Before the data is dumped into LSM file, it is stored in the MemTable. MemTable doesn't allow computing index cardinalities, but it can provide an approximate number of rows in the table. Use of MemTable data for statistics is controlled by rocksdb_force_compute_memtable_stats; the default value is ON
.
Are index statistics predictable?
Those who create/run MTR tests, need to know whether EXPLAIN output is deterministic. For MyRocks tables, the answer is NO (just like for InnoDB).
Statistics are computed using sampling and GetApproximateMemTableStats() which means that the #rows column in the EXPLAIN output may vary slightly.

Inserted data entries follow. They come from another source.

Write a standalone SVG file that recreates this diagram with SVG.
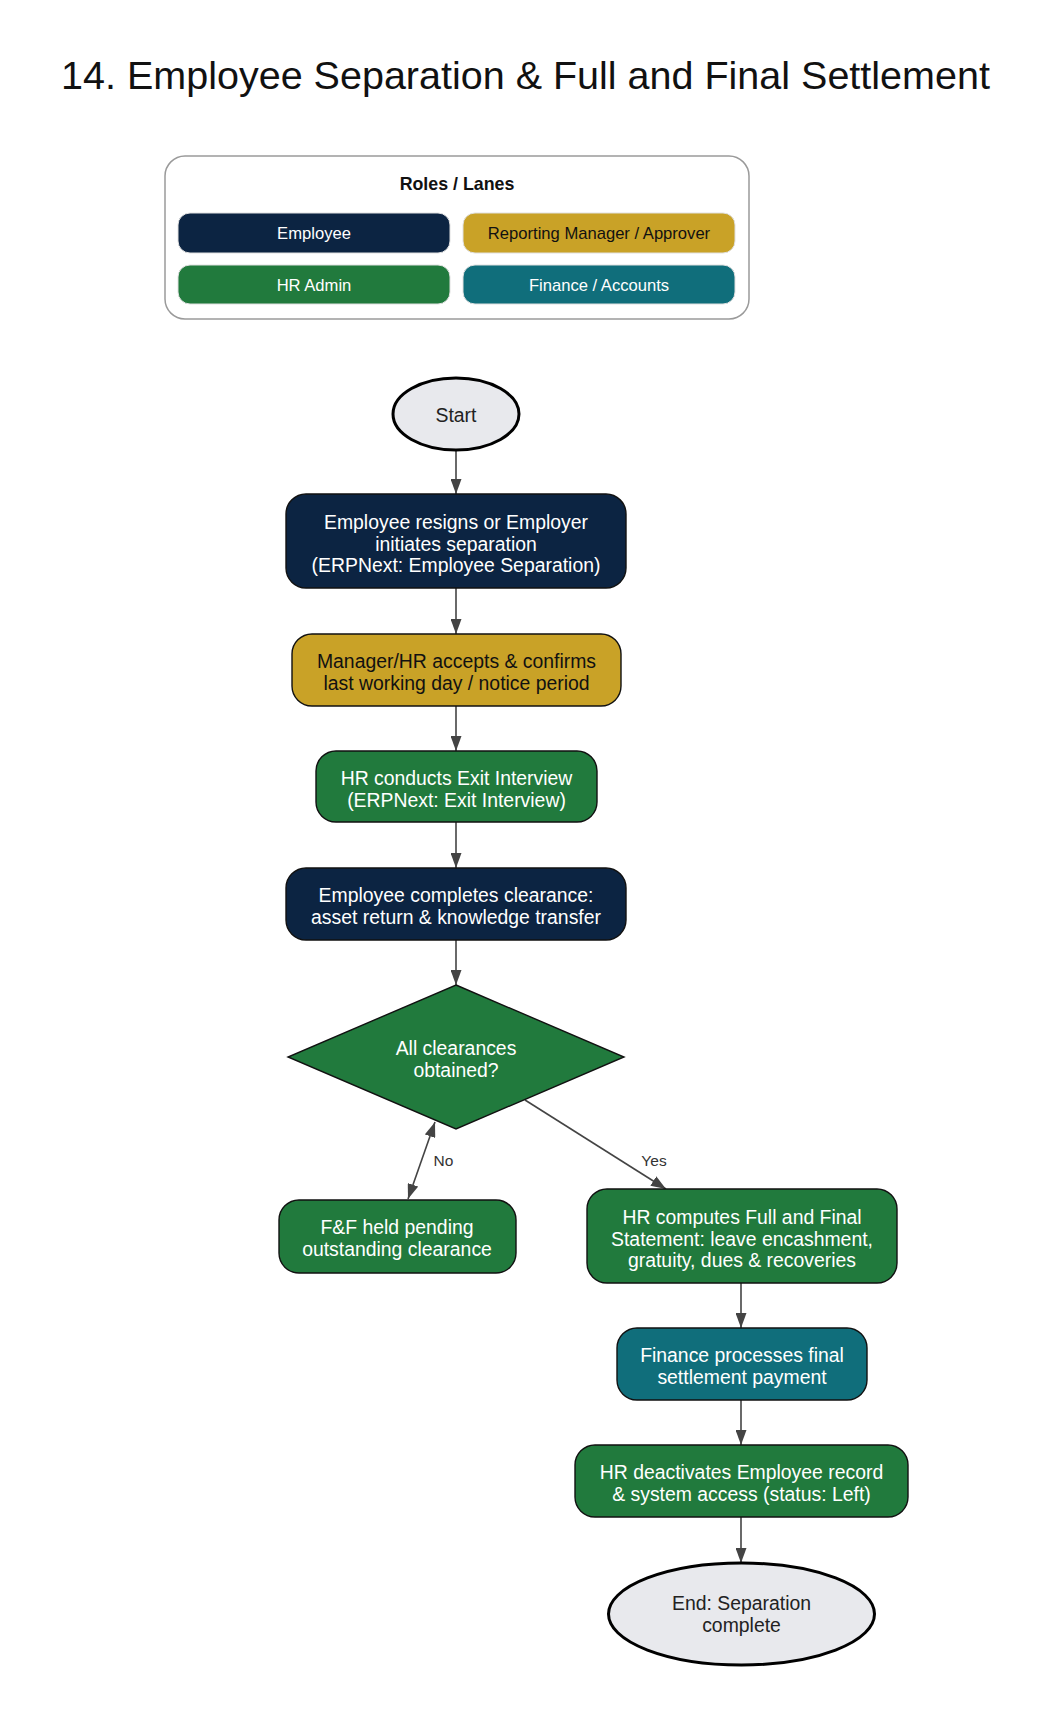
<svg xmlns="http://www.w3.org/2000/svg" width="1049" height="1710" viewBox="0 0 1049 1710">
<defs>
<style>
text{font-family:"Liberation Sans",Arial,sans-serif}
.t{font-size:19.4px;text-anchor:middle}
.w{fill:#ffffff}
.k{fill:#111111}
.box{stroke:#111111;stroke-width:1.4}
.emp{fill:#0c2442}
.mgr{fill:#c9a227}
.hr{fill:#217a3d}
.fin{fill:#106e7b}
.term{fill:#e8e9ed;stroke:#000000;stroke-width:3}
.leg{stroke:#e0e0e0;stroke-width:1}
.lt{font-size:16.6px;text-anchor:middle}
.e{stroke:#444444;stroke-width:1.6;fill:none;marker-end:url(#ah)}
.el{font-size:15.5px;fill:#333333;text-anchor:middle}
</style>
<marker id="ah" markerUnits="userSpaceOnUse" markerWidth="15" markerHeight="11" refX="15" refY="5.5" orient="auto-start-reverse">
<path d="M0,0 L15,5.5 L0,11 z" fill="#444444"/>
</marker>
</defs>
<rect width="1049" height="1710" fill="#ffffff"/>
<text x="525.5" y="89" style="font-size:39.5px;text-anchor:middle" fill="#111111">14. Employee Separation &amp; Full and Final Settlement</text>

<g id="legend">
<rect x="165" y="156" width="584" height="163" rx="20" fill="#ffffff" stroke="#9a9a9a" stroke-width="1.5"/>
<text x="457" y="190" style="font-size:17.8px;font-weight:bold;text-anchor:middle" fill="#111111">Roles / Lanes</text>
<rect class="emp leg" x="178" y="213" width="272" height="40" rx="12"/>
<text class="lt w" x="314" y="239">Employee</text>
<rect class="mgr leg" x="463" y="213" width="272" height="40" rx="12"/>
<text class="lt k" x="599" y="239">Reporting Manager / Approver</text>
<rect class="hr leg" x="178" y="265" width="272" height="39" rx="12"/>
<text class="lt w" x="314" y="291">HR Admin</text>
<rect class="fin leg" x="463" y="265" width="272" height="39" rx="12"/>
<text class="lt w" x="599" y="291">Finance / Accounts</text>
</g>

<g id="connectors">
<line class="e" x1="456" y1="451" x2="456" y2="494"/>
<line class="e" x1="456" y1="588" x2="456" y2="634"/>
<line class="e" x1="456" y1="706" x2="456" y2="751"/>
<line class="e" x1="456" y1="822" x2="456" y2="868"/>
<line class="e" x1="456" y1="940" x2="456" y2="985"/>
<line class="e" x1="408" y1="1199" x2="435" y2="1122" style="marker-start:url(#ah)"/>
<text class="el" x="443.5" y="1166">No</text>
<line class="e" x1="525" y1="1100" x2="666" y2="1189"/>
<text class="el" x="654" y="1166">Yes</text>
<line class="e" x1="741" y1="1283" x2="741" y2="1328"/>
<line class="e" x1="741" y1="1400" x2="741" y2="1445"/>
<line class="e" x1="741" y1="1517" x2="741" y2="1563"/>
</g>

<g id="start">
<ellipse class="term" cx="456" cy="414" rx="63" ry="36"/>
<text class="t" x="456" y="422" fill="#222222">Start</text>
</g>

<g id="separation">
<rect class="box emp" x="286" y="494" width="340" height="94" rx="20"/>
<text class="t w" x="456" y="529">Employee resigns or Employer</text>
<text class="t w" x="456" y="550.5">initiates separation</text>
<text class="t w" x="456" y="572">(ERPNext: Employee Separation)</text>
</g>

<g id="accept">
<rect class="box mgr" x="292" y="634" width="329" height="72" rx="20"/>
<text class="t k" x="456.5" y="668">Manager/HR accepts &amp; confirms</text>
<text class="t k" x="456.5" y="689.5">last working day / notice period</text>
</g>

<g id="exit-interview">
<rect class="box hr" x="316" y="751" width="281" height="71" rx="20"/>
<text class="t w" x="456.5" y="785">HR conducts Exit Interview</text>
<text class="t w" x="456.5" y="806.5">(ERPNext: Exit Interview)</text>
</g>

<g id="clearance">
<rect class="box emp" x="286" y="868" width="340" height="72" rx="20"/>
<text class="t w" x="456" y="902">Employee completes clearance:</text>
<text class="t w" x="456" y="923.5">asset return &amp; knowledge transfer</text>
</g>

<g id="decision">
<polygon class="box hr" points="456,985 624,1057 456,1129 288,1057"/>
<text class="t w" x="456" y="1055">All clearances</text>
<text class="t w" x="456" y="1076.5">obtained?</text>
</g>

<g id="held">
<rect class="box hr" x="279" y="1200" width="237" height="73" rx="20"/>
<text class="t w" x="397" y="1234">F&amp;F held pending</text>
<text class="t w" x="397" y="1255.5">outstanding clearance</text>
</g>

<g id="compute">
<rect class="box hr" x="587" y="1189" width="310" height="94" rx="20"/>
<text class="t w" x="742" y="1224">HR computes Full and Final</text>
<text class="t w" x="742" y="1245.5">Statement: leave encashment,</text>
<text class="t w" x="742" y="1267">gratuity, dues &amp; recoveries</text>
</g>

<g id="payment">
<rect class="box fin" x="617" y="1328" width="250" height="72" rx="20"/>
<text class="t w" x="742" y="1362">Finance processes final</text>
<text class="t w" x="742" y="1383.5">settlement payment</text>
</g>

<g id="deactivate">
<rect class="box hr" x="575" y="1445" width="333" height="72" rx="20"/>
<text class="t w" x="741.5" y="1479">HR deactivates Employee record</text>
<text class="t w" x="741.5" y="1500.5">&amp; system access (status: Left)</text>
</g>

<g id="end">
<ellipse class="term" cx="741.5" cy="1614" rx="133" ry="51"/>
<text class="t" x="741.5" y="1610" fill="#222222">End: Separation</text>
<text class="t" x="741.5" y="1631.5" fill="#222222">complete</text>
</g>
</svg>
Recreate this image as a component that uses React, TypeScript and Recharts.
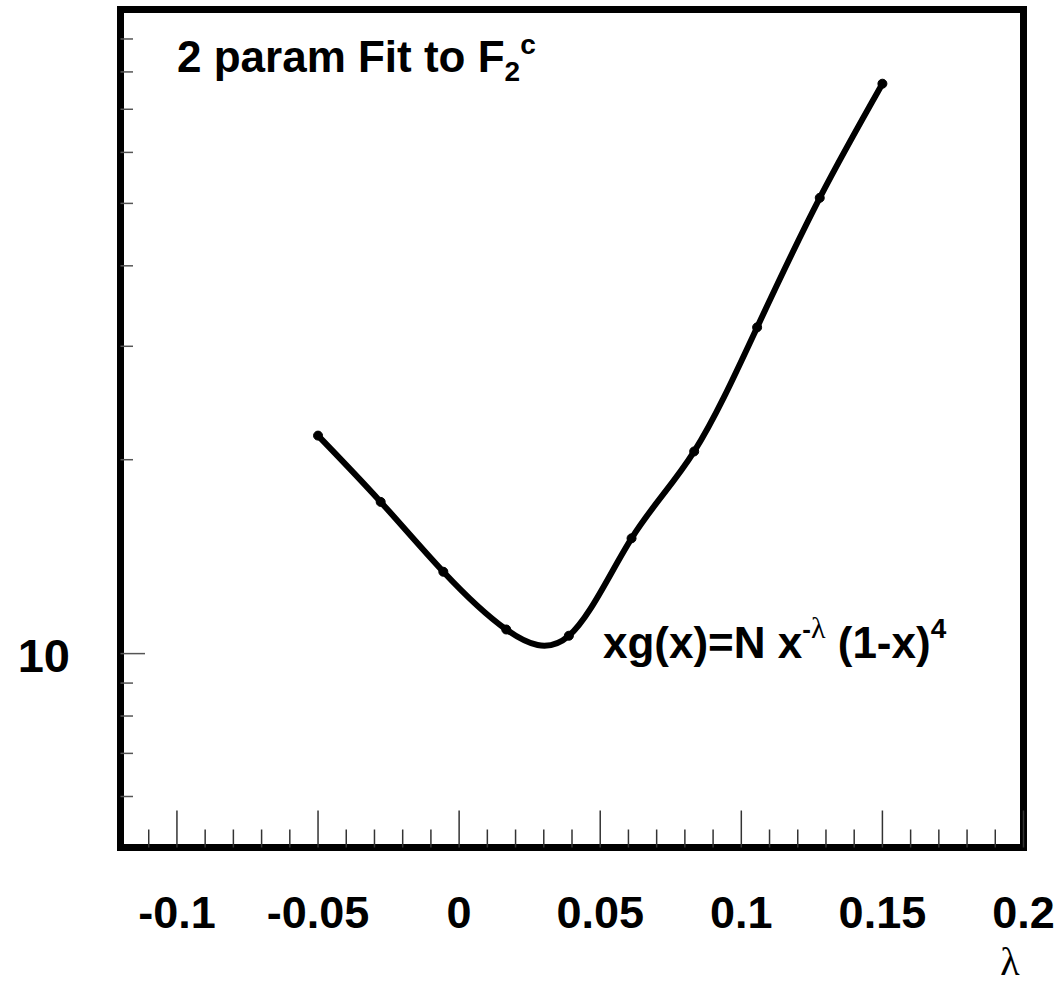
import React from "react";
import { LineChart, Line, XAxis, YAxis, ReferenceArea } from "recharts";

// fit scan: chi2 vs lambda
const lambdaValues = [-0.05, -0.0278, -0.0056, 0.0167, 0.0389, 0.0611, 0.0833, 0.1056, 0.1278, 0.15];
const chi2Values = [21.8, 17.2, 13.4, 10.9, 10.66, 15.1, 20.6, 32.1, 51.0, 76.7];

const xTickValues = [
  -0.11, -0.1, -0.09, -0.08, -0.07, -0.06, -0.05, -0.04, -0.03, -0.02, -0.01, 0,
  0.01, 0.02, 0.03, 0.04, 0.05, 0.06, 0.07, 0.08, 0.09, 0.1, 0.11, 0.12, 0.13,
  0.14, 0.15, 0.16, 0.17, 0.18, 0.19, 0.2,
];
const xTickLabels = ["-0.1", "-0.05", "0", "0.05", "0.1", "0.15", "0.2"];
const yTickValues = [6, 7, 8, 9, 10, 20, 30, 40, 50, 60, 70, 80, 90];
const yTickLabels = ["10"];

const data = lambdaValues.map((l, i) => ({ lambda: l, chi2: chi2Values[i] }));

const font = "'Liberation Sans', Arial, Helvetica, sans-serif";

const XTick = (props: any) => {
  const { x, y, payload } = props;
  const label = String(Number(Number(payload.value).toFixed(2)));
  const major = xTickLabels.includes(label);
  return (
    <g>
      <line x1={x} y1={y} x2={x} y2={y - (major ? 37 : 18)} stroke="#333" strokeWidth={1.5} />
      {major && (
        <text x={x} y={y + 80} textAnchor="middle" fontFamily={font} fontWeight="bold" fontSize={45} fill="#000">
          {label}
        </text>
      )}
    </g>
  );
};

const YTick = (props: any) => {
  const { x, y, payload } = props;
  const label = String(payload.value);
  const major = yTickLabels.includes(label);
  return (
    <g>
      <line x1={x} y1={y} x2={x + (major ? 24.5 : 12.5)} y2={y} stroke="#555" strokeWidth={1.5} />
      {major && (
        <text x={x - 50.5} y={y + 18} textAnchor="end" fontFamily={font} fontWeight="bold" fontSize={47} fill="#000">
          {label}
        </text>
      )}
    </g>
  );
};

export default function App() {
  return (
    <div style={{ position: "absolute", left: 0, top: 0, width: 1064, height: 986, background: "#fff" }}>
      <LineChart width={1064} height={986} data={data} margin={{ top: 9.5, right: 40.5, left: 0, bottom: 0 }}>
        <XAxis
          dataKey="lambda"
          type="number"
          domain={[-0.12, 0.2]}
          allowDataOverflow
          ticks={xTickValues}
          interval={0}
          tick={XTick}
          tickLine={false}
          axisLine={false}
          tickSize={0}
          tickMargin={0}
          height={138.5}
        />
        <YAxis
          type="number"
          scale="log"
          domain={[5, 100]}
          allowDataOverflow
          ticks={yTickValues}
          interval={0}
          tick={YTick}
          tickLine={false}
          axisLine={false}
          tickSize={0}
          tickMargin={0}
          width={120.5}
        />
        <ReferenceArea
          x1={-0.12}
          x2={0.2}
          y1={5}
          y2={100}
          stroke="#000"
          strokeWidth={7}
          fill="none"
          fillOpacity={0}
          ifOverflow="visible"
        />
        <Line
          type="natural"
          dataKey="chi2"
          stroke="#000"
          strokeWidth={6}
          dot={{ r: 4.5, fill: "#000", stroke: "#000", strokeWidth: 1 }}
          isAnimationActive={false}
        />
      </LineChart>
      <svg width={1064} height={986} style={{ position: "absolute", left: 0, top: 0, pointerEvents: "none" }}>
        <text x={177} y={72} fontFamily={font} fontWeight="bold" fontSize={44} fill="#000">
          2 param Fit to F
          <tspan dy={9} fontSize={28}>2</tspan>
          <tspan dy={-27} fontSize={28}>c</tspan>
        </text>
        <text x={603} y={658} fontFamily={font} fontWeight="bold" fontSize={44} fill="#000">
          xg(x)=N x
          <tspan dy={-20} fontSize={26}>-</tspan>
          <tspan fontSize={30} fontWeight="normal" fontFamily="'Liberation Serif', serif">λ</tspan>
          <tspan dy={20}>{" (1-x)"}</tspan>
          <tspan dy={-20} fontSize={28}>4</tspan>
        </text>
        <text x={1010} y={975} textAnchor="middle" fontFamily="'Liberation Serif', 'DejaVu Serif', serif" fontSize={40} fill="#000">
          λ
        </text>
      </svg>
    </div>
  );
}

Records-in-range estimates
MyRocks uses RocksDB's GetApproximateSizes() call to produce an estimate for the number of rows in the certain range. The data in MemTable is also taken into account by issuing a GetApproximateMemTableStats call.
ANALYZE TABLE
ANALYZE TABLE will possibly flush the MemTable (depending on the rocksdb_flush_memtable_on_analyze and rocksdb_pause_background_work settings).
After that, it will re-read statistics from the SST files and re-compute the summary numbers (TODO: and if the data was already on disk, the result should not be different from the one we had before ANALYZE?)
Debugging helper variables
There are a few variables that will cause MyRocks to report certain pre-defined estimate numbers to the optimizer:
- @@rocksdb_records_in_range - if not 0, report that any range has this many rows
- @@rocksdb_force_index_records_in_range - if not 0, and FORCE INDEX hint is used, report that any range has this many rows.
- @@rocksdb_debug_optimizer_n_rows - if not 0, report that any MyRocks table has this many rows.